Best Tools For Personal Finance
Spreadsheets can be a very helpful money management tool. To avoid creating one yourself, try using Mint.com or another online money management tool; the website/app combines all of your financial accounts in one place, tracks your spending and helps you create budgets.
If you rely on your credit card, MasterCard in Control, an online program, helps cardholders establish their own spending limits such as where, when, how and for what the card can be used and sends alerts if you exceed your limits.
When it comes to real estate Al-Ikaria Calculator is a great place to start and if you’re going to take a loan from a bank don’t forget to always compare and simulate different alternatives and their impact on your budget and goals.
If you’re looking for lost dollars, You Need A Budget helps you keep track of expenses, bank accounts and debt. This award wining software will make every penny count.
Acorn, on the other hand, is an app that helps you invest your spare change. Once you connect your checking and credit card accounts to it, Acorn automatically rounds up every purchase to the next dollar, and invests the difference in a portfolio of your choice. For example, if you spent $2.25 for coffee, it will invest $0.75 for you.
Level Money calls itself the “mobile money meter.” Once you connect the app to your bank account, it automatically calculates your income and recurring bills, and then suggests what your daily, weekly, and monthly spending should be.
Wally is an expense tracking app that shows a complete picture of your expenditures. You can view how much you’ve spent daily, weekly, or monthly, while dividing expenses into separate categories.
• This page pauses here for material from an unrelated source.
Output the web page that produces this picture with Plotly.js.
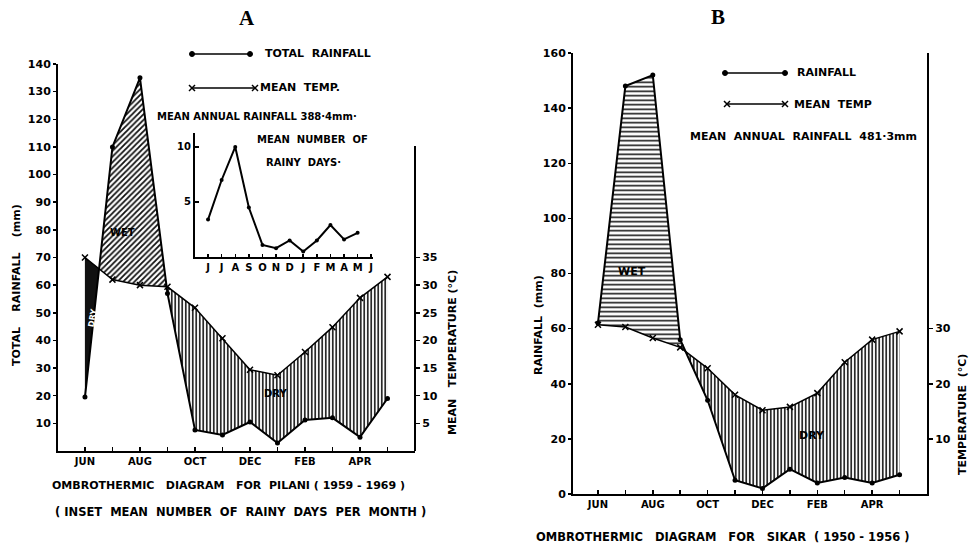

A great way to start learning about personal finance is to read personal finance blogs. Instead of the general advice you’ll get in personal finance articles, you’ll learn exactly what challenges real people are facing and how they are addressing those challenges.
None of this is too hard to do, but many of us fail to learn the basics and build healthy financial habits. And it doesn’t help we live in a society that is hell-bent on encouraging us to spend, so it can be tough to master the mental side of money. The goal is to help as many people as possible realize they can be masters of their financial destiny.
Taking charge of your own finances has a powerful side effect: when you encounter new financial situations like buying a home or starting a business, you feel less intimidated. You’re able to grasp the basics quickly and can have the confidence that you’ll be able to figure out the rest. Plus, you put yourself in a position to critically question the advice from the so-called experts and make an informed decision accordingly.
So, don’t wait for someone to give you permission to do this stuff. You’re an adult. Nobody’s going to give you the go-ahead. Take charge of your own financial life today!